### REQUIREMENTS
Copy every line from the data below in which the string "this" can be found.

### MATERIAL FOR THE TASK
....
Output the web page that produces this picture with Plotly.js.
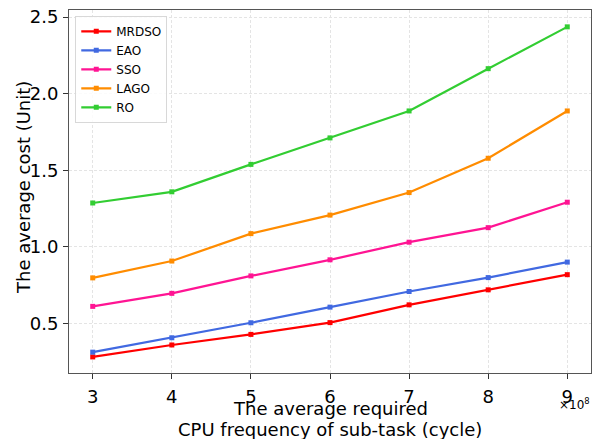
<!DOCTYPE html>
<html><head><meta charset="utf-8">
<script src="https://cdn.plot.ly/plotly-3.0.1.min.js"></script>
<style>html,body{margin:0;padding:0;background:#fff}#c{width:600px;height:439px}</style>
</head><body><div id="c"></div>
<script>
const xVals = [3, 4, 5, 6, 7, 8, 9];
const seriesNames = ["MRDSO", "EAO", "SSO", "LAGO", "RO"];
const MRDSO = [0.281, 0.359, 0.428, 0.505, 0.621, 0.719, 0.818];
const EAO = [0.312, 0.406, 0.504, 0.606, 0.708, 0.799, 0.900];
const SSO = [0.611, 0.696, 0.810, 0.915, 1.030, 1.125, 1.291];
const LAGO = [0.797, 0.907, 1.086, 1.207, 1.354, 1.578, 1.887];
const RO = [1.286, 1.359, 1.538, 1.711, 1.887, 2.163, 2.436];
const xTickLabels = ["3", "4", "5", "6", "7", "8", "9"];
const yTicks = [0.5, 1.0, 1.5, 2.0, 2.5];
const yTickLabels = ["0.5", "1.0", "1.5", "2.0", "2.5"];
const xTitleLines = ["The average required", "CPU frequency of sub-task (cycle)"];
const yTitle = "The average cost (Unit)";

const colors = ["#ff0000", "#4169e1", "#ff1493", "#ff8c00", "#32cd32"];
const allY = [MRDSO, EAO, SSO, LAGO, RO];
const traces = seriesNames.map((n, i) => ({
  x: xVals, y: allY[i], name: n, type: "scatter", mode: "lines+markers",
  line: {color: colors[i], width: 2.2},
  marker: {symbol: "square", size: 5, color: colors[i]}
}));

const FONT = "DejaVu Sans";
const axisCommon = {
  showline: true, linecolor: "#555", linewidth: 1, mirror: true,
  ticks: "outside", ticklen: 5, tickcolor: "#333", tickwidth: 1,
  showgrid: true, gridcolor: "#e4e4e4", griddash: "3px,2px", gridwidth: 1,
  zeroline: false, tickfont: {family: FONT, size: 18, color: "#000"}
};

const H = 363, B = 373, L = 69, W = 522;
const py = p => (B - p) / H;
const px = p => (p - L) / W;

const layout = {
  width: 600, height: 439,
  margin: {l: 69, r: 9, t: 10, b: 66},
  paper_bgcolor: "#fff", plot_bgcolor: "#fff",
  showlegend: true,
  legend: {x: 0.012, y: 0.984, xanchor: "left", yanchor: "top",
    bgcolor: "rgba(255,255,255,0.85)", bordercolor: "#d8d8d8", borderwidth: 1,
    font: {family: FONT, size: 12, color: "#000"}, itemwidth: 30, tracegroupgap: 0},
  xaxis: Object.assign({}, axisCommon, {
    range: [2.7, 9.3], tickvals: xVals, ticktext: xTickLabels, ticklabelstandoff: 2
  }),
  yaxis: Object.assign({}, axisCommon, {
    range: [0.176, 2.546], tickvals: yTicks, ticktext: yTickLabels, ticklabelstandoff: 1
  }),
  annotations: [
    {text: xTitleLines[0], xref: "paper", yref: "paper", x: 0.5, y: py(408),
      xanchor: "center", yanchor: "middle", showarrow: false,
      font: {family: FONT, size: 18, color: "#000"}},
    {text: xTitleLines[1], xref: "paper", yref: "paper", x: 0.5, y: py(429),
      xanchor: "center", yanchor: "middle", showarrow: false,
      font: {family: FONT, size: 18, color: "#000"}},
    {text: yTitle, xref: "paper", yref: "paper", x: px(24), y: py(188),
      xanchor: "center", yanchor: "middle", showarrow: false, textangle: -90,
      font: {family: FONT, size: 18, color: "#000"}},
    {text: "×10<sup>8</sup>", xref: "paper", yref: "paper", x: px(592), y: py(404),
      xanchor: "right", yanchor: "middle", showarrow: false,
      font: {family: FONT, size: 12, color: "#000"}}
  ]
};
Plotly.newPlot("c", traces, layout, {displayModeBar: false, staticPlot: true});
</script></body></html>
....
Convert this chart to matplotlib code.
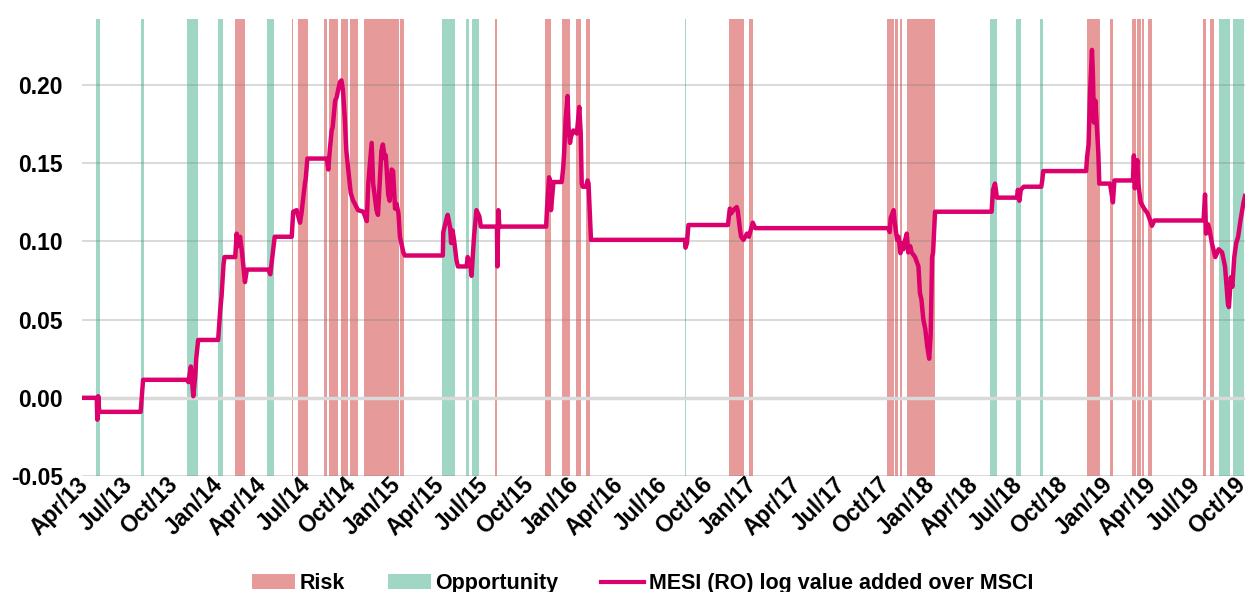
....
### SOLUTION TO THE PROBLEM
Output the web page that produces this picture with Plotly.js.
Convert this chart to matplotlib code.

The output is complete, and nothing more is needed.